Other aspects that occur in Step 3 - growth include:
Step Four
Now that the guild is functioning and growing we move to the final step - accountability and review.
We intend to include analytics capabilities that show various measures of guild activity. That, in itself, is not sufficient to determine both the quality of output or whether the guild is meeting its objectives. As part of remaining a verified NEAR guild, guild leaders will need to undergo various reporting/auditing requirements. The aim is not to grade them - it's to show responsible management and stewardship of resources entrusted is occurring in line with the HLMRs described earlier.

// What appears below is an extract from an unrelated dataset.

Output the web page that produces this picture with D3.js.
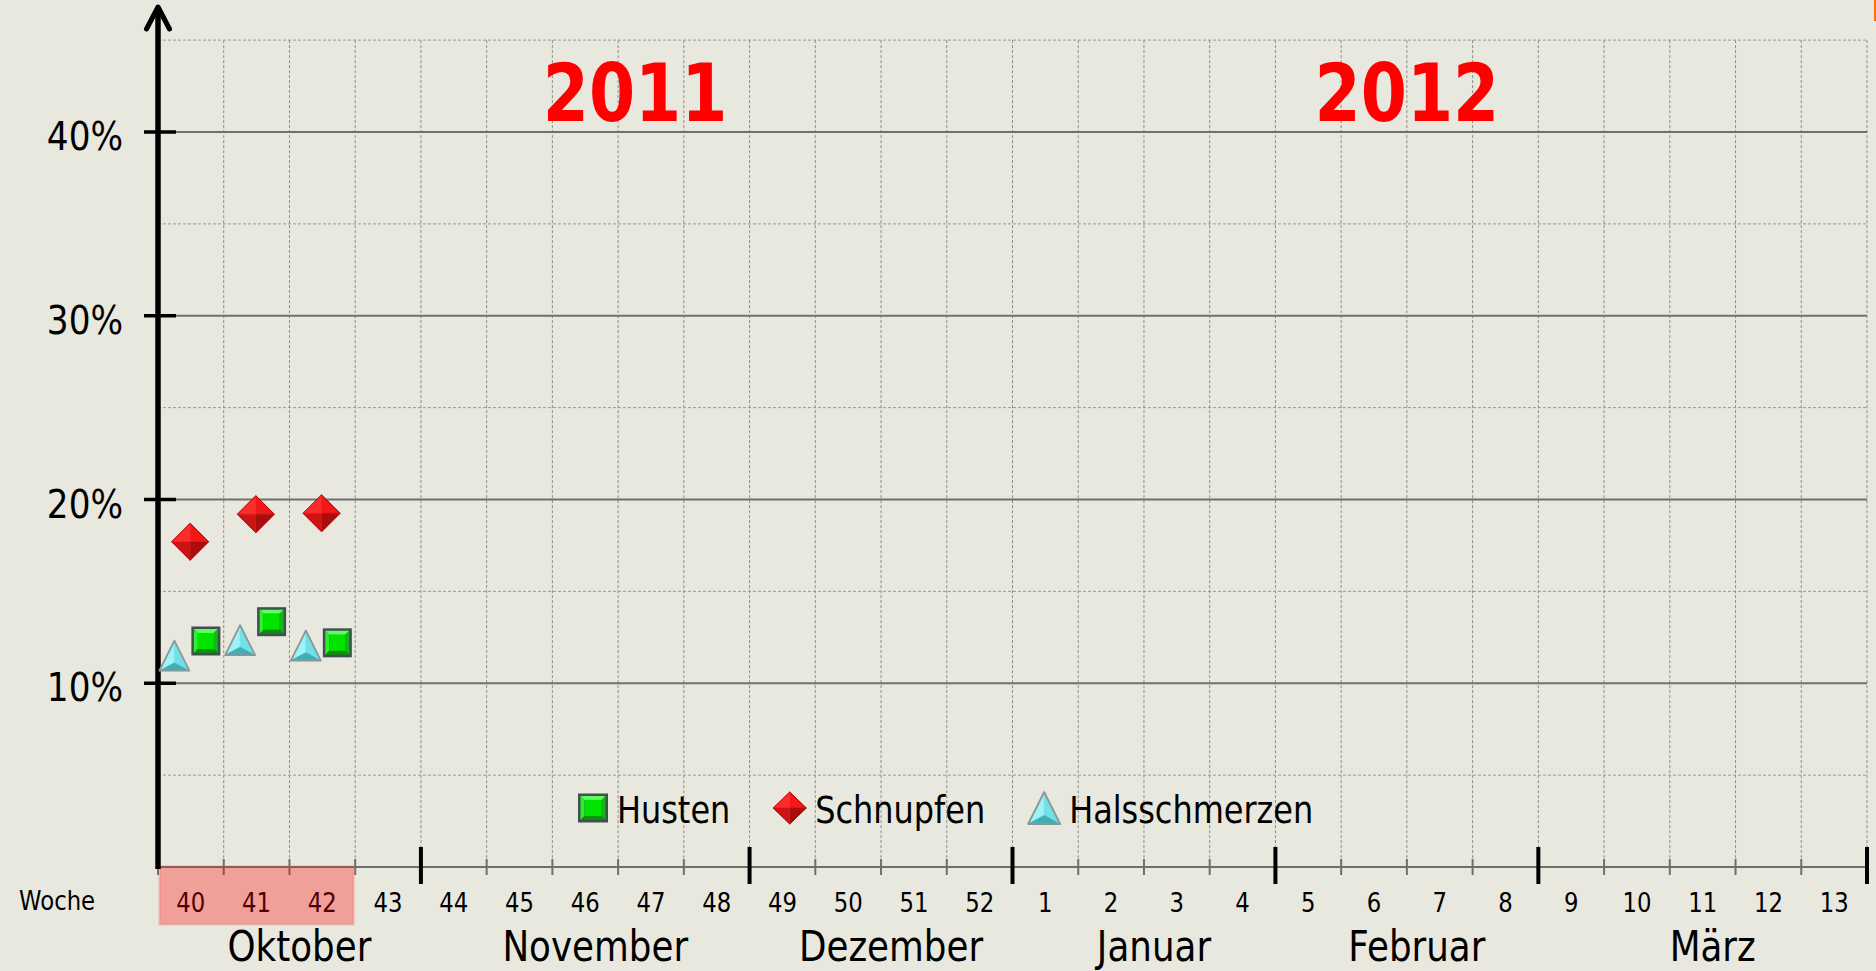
<!DOCTYPE html>
<html>
<head>
<meta charset="utf-8">
<script src="https://cdn.jsdelivr.net/npm/d3@7"></script>
<style>
  body { margin: 0; background: #e9e8de; overflow: hidden; }
  text { font-family: "DejaVu Sans", sans-serif; }
</style>
</head>
<body>
<div id="main"></div>
<script>
const W = 1876;
const H = 971;

// calendar weeks shown on the x axis (autumn 2011 .. spring 2012)
const weeks = ["40", "41", "42", "43", "44", "45", "46", "47", "48", "49", "50", "51", "52",
    "1", "2", "3", "4", "5", "6", "7", "8", "9", "10", "11", "12", "13"];
const months = ["Oktober", "November", "Dezember", "Januar", "Februar", "März"];
const monthWeekCount = [4, 5, 4, 4, 4, 5];
const years = ["2011", "2012"];
const yearWeek = ["47", "7"];
const highlightWeeks = ["40", "41", "42"];
const yTicks = [10, 20, 30, 40];

// measured weeks (percent of reports)
const dataWeeks = ["40", "41", "42"];
const husten = [12.3, 13.35, 12.2];
const schnupfen = [17.7, 19.2, 19.25];
const halsschmerzen = [11.5, 12.35, 12.05];

const seriesNames = ["Husten", "Schnupfen", "Halsschmerzen"];

var ctx = {
    left: 158,
    right: 1867,
    top: 40,
    axisY: 867,
    sx: 0.86,
};

var addText = function (g, x, y, str, size, opts) {
    opts = opts || {};
    return g.append("text")
        .attr("transform", "translate(" + x + "," + y + ") scale(" + (opts.sx || ctx.sx) + ",1)")
        .attr("text-anchor", opts.anchor || "middle")
        .style("font-size", size + "px")
        .style("font-weight", opts.weight || "normal")
        .style("fill", opts.fill || "#000")
        .text(str);
};

// ---- bevelled marker shapes, centred on 0,0 ----
var drawSquare = function (g, w, h) {
    let x0 = -w / 2, y0 = -h / 2, b = 2.5, e = 4;
    g.append("rect").attr("x", x0).attr("y", y0).attr("width", w).attr("height", h)
        .style("fill", "#3f5050");
    let ix0 = x0 + b, iy0 = y0 + b, ix1 = -x0 - b, iy1 = -y0 - b;
    let faces = [
        [[ix0, iy0], [ix1, iy0], [ix1 - e, iy0 + e], [ix0 + e, iy0 + e], "#5dff5d"],
        [[ix0, iy0], [ix0 + e, iy0 + e], [ix0 + e, iy1 - e], [ix0, iy1], "#2cf02c"],
        [[ix1, iy0], [ix1, iy1], [ix1 - e, iy1 - e], [ix1 - e, iy0 + e], "#12b812"],
        [[ix0, iy1], [ix0 + e, iy1 - e], [ix1 - e, iy1 - e], [ix1, iy1], "#0b900b"],
    ];
    faces.forEach(function (f) {
        g.append("path").attr("d", "M" + f.slice(0, 4).join("L") + "Z").style("fill", f[4]);
    });
    g.append("rect").attr("x", ix0 + e).attr("y", iy0 + e)
        .attr("width", ix1 - ix0 - 2 * e).attr("height", iy1 - iy0 - 2 * e)
        .style("fill", "#00e400");
};

var drawDiamond = function (g, w, h) {
    let t = [0, -h / 2], r = [w / 2, 0], b = [0, h / 2], l = [-w / 2, 0], c = [0, 0];
    let faces = [[l, t, c, "#ff2b2b"], [t, r, c, "#f21818"], [r, b, c, "#a90d0d"], [b, l, c, "#cc1414"]];
    faces.forEach(function (f) {
        g.append("path").attr("d", "M" + f.slice(0, 3).join("L") + "Z").style("fill", f[3])
            .style("stroke", f[3]).style("stroke-width", 0.5);
    });
    g.append("path").attr("d", "M" + [t, r, b, l].join("L") + "Z")
        .style("fill", "none").style("stroke", "#b00000").style("stroke-width", 1);
};

var drawTriangle = function (g, w, h) {
    let a = [0, -h / 2], bl = [-w / 2, h / 2], br = [w / 2, h / 2], c = [0, h / 6 + 2];
    let faces = [[a, bl, c, "#9cf2f6"], [a, br, c, "#72e0e7"], [bl, br, c, "#40aeb6"]];
    faces.forEach(function (f) {
        g.append("path").attr("d", "M" + f.slice(0, 3).join("L") + "Z").style("fill", f[3])
            .style("stroke", f[3]).style("stroke-width", 0.5);
    });
    g.append("path").attr("d", "M" + [a, bl, br].join("L") + "Z")
        .style("fill", "none").style("stroke", "#8a9797").style("stroke-width", 1.8)
        .style("stroke-linejoin", "round");
};

var markerFns = {
    Husten: function (g) { drawSquare(g, 29, 29); },
    Schnupfen: function (g) { drawDiamond(g, 37, 37); },
    Halsschmerzen: function (g) { drawTriangle(g, 30, 30); },
};
var legendFns = {
    Husten: function (g) { drawSquare(g, 30, 29); },
    Schnupfen: function (g) { drawDiamond(g, 33, 32); },
    Halsschmerzen: function (g) { drawTriangle(g, 32, 32); },
};

var makeChart = function (svg) {
    let x = d3.scaleBand().domain(weeks).range([ctx.left, ctx.right]).padding(0);
    let y = d3.scaleLinear().domain([0, 45]).range([ctx.axisY, ctx.axisY - 45 * 18.375]);
    let bw = x.bandwidth();

    svg.append("rect").attr("width", W).attr("height", H).style("fill", "#e9e8de");
    svg.append("rect").attr("x", 1874).attr("y", 0).attr("width", 2).attr("height", 21)
        .style("fill", "#ff7000");

    // grid
    let grid = svg.append("g").attr("id", "grid");
    grid.selectAll("line.vgrid")
        .data(weeks)
        .enter()
        .append("line")
        .attr("class", "vgrid")
        .attr("x1", (d) => x(d) + bw).attr("x2", (d) => x(d) + bw)
        .attr("y1", y(45)).attr("y2", ctx.axisY)
        .style("stroke", "#8c8c8c").style("stroke-width", 1)
        .style("stroke-dasharray", "3,2");
    let gridVals = d3.range(5, 46, 5);
    grid.selectAll("line.hgrid")
        .data(gridVals.filter((v) => v % 10 !== 0))
        .enter()
        .append("line")
        .attr("class", "hgrid")
        .attr("x1", ctx.left).attr("x2", ctx.right)
        .attr("y1", (d) => y(d)).attr("y2", (d) => y(d))
        .style("stroke", "#999").style("stroke-width", 1)
        .style("stroke-dasharray", "3,2");
    grid.selectAll("line.hsolid")
        .data(yTicks)
        .enter()
        .append("line")
        .attr("class", "hsolid")
        .attr("x1", ctx.left).attr("x2", ctx.right)
        .attr("y1", (d) => y(d)).attr("y2", (d) => y(d))
        .style("stroke", "#6f6f6f").style("stroke-width", 2);

    // x axis
    let xa = svg.append("g").attr("id", "xaxis");
    xa.append("line").attr("x1", ctx.left).attr("x2", ctx.right)
        .attr("y1", ctx.axisY).attr("y2", ctx.axisY)
        .style("stroke", "#6f6f6f").style("stroke-width", 2);
    xa.selectAll("line.wtick")
        .data(weeks)
        .enter()
        .append("line")
        .attr("class", "wtick")
        .attr("x1", (d) => x(d)).attr("x2", (d) => x(d))
        .attr("y1", ctx.axisY - 8).attr("y2", ctx.axisY + 8)
        .style("stroke", "#6f6f6f").style("stroke-width", 2);
    let ends = d3.cumsum(monthWeekCount);
    xa.selectAll("line.mtick")
        .data(ends)
        .enter()
        .append("line")
        .attr("class", "mtick")
        .attr("x1", (d) => x(weeks[d - 1]) + bw).attr("x2", (d) => x(weeks[d - 1]) + bw)
        .attr("y1", ctx.axisY - 20).attr("y2", ctx.axisY + 17)
        .style("stroke", "#000").style("stroke-width", 4);

    weeks.forEach(function (wk) {
        addText(xa, x(wk) + bw / 2, 912, wk, 26.5);
    });
    addText(xa, 19, 910, "Woche", 26.5, { anchor: "start" });
    months.forEach(function (m, i) {
        let start = x(weeks[ends[i] - monthWeekCount[i]]);
        let end = x(weeks[ends[i] - 1]) + bw;
        addText(xa, (start + end) / 2 + 10, 961, m, 42, { sx: 0.85 });
    });

    // highlighted weeks box
    let hx0 = x(highlightWeeks[0]);
    let hx1 = x(highlightWeeks[highlightWeeks.length - 1]) + bw;
    svg.append("rect")
        .attr("x", hx0 + 1.5).attr("y", ctx.axisY - 0.5)
        .attr("width", hx1 - hx0 - 3).attr("height", 58)
        .style("fill", "rgba(255,0,0,0.31)")
        .style("stroke", "rgba(255,80,60,0.16)").style("stroke-width", 3);

    // y axis with arrow
    let ya = svg.append("g").attr("id", "yaxis");
    ya.selectAll("line.ytick")
        .data(yTicks)
        .enter()
        .append("line")
        .attr("x1", ctx.left - 14).attr("x2", ctx.left + 18)
        .attr("y1", (d) => y(d)).attr("y2", (d) => y(d))
        .style("stroke", "#000").style("stroke-width", 3.5);
    ya.append("line").attr("x1", ctx.left).attr("x2", ctx.left)
        .attr("y1", ctx.axisY + 2).attr("y2", 8)
        .style("stroke", "#000").style("stroke-width", 5.5);
    ya.append("path")
        .attr("d", "M" + (ctx.left - 11.5) + ",29L" + ctx.left + ",7L" + (ctx.left + 11.5) + ",29")
        .style("fill", "none").style("stroke", "#000").style("stroke-width", 5)
        .style("stroke-linecap", "round").style("stroke-linejoin", "round");
    yTicks.forEach(function (v) {
        addText(ya, 123, y(v) + 18, v + "%", 38.5, { anchor: "end", sx: 0.89 });
    });

    // year captions
    years.forEach(function (yr, i) {
        let xx = x(yearWeek[i]) + (i === 0 ? 17 : 0);
        addText(svg, xx, 121, yr, 81, { weight: "bold", fill: "#ff0000", sx: 0.82 });
    });

    // data markers
    let offset = d3.scalePoint().domain(["Halsschmerzen", "Schnupfen", "Husten"]).range([-16.5, 15]);
    let series = { Husten: husten, Schnupfen: schnupfen, Halsschmerzen: halsschmerzen };
    let pts = svg.append("g").attr("id", "points");
    ["Halsschmerzen", "Husten", "Schnupfen"].forEach(function (name) {
        series[name].forEach(function (v, i) {
            let g = pts.append("g")
                .attr("transform", "translate(" + (x(dataWeeks[i]) + bw / 2 + offset(name)) + "," + y(v) + ")");
            markerFns[name](g);
        });
    });

    // legend
    let lg = svg.append("g").attr("id", "legend");
    let lx = 578;
    seriesNames.forEach(function (name) {
        let mw = name === "Husten" ? 30 : (name === "Schnupfen" ? 33 : 32);
        let mg = lg.append("g").attr("transform", "translate(" + (lx + mw / 2) + ",808)");
        legendFns[name](mg);
        let t = addText(lg, lx + mw + 9, 823, name, 36.5, { anchor: "start", sx: 0.875 });
        lx += mw + 9 + t.node().getComputedTextLength() * 0.875 + 43;
    });
};

var createViz = function () {
    let svg = d3.select("#main").append("svg")
        .attr("width", W)
        .attr("height", H);
    makeChart(svg);
};

createViz();
</script>
</body>
</html>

In much the same way companies provide quarterly/annual reports, if a guild wants to remain a verified participant in the guilds program, receiving support from NEAR, it is not unreasonable to expect a minimum level of transparency and reporting.
Recommendation
There is a place for both guilds and communities in the NEAR ecosystem. Any confusion that arises from the use of either term is only because NEAR has not done its part in clarifying the boundaries and/or defining the strategic level intent behind each program. Both can operate side by side in a complementary manner under different frameworks suited to the outputs expected.
Success in both programs will accelerate growth of the NEAR ecosystem overall. Focusing on and resourcing the strengths each brings, adds to the dimensionality of the NEAR ecosystem vice detracting from it.
The recommendation as described in this article is to divide the conversation in two going forward - addressing communities and guilds as separate but related programs and resourcing each appropriately. A guild program framework is provided above (more explicit implementation detail is still required). A community program framework could be worked out in the same manner focusing on maximizing the benefit that the community program is expected to bring to the NEAR ecosystem.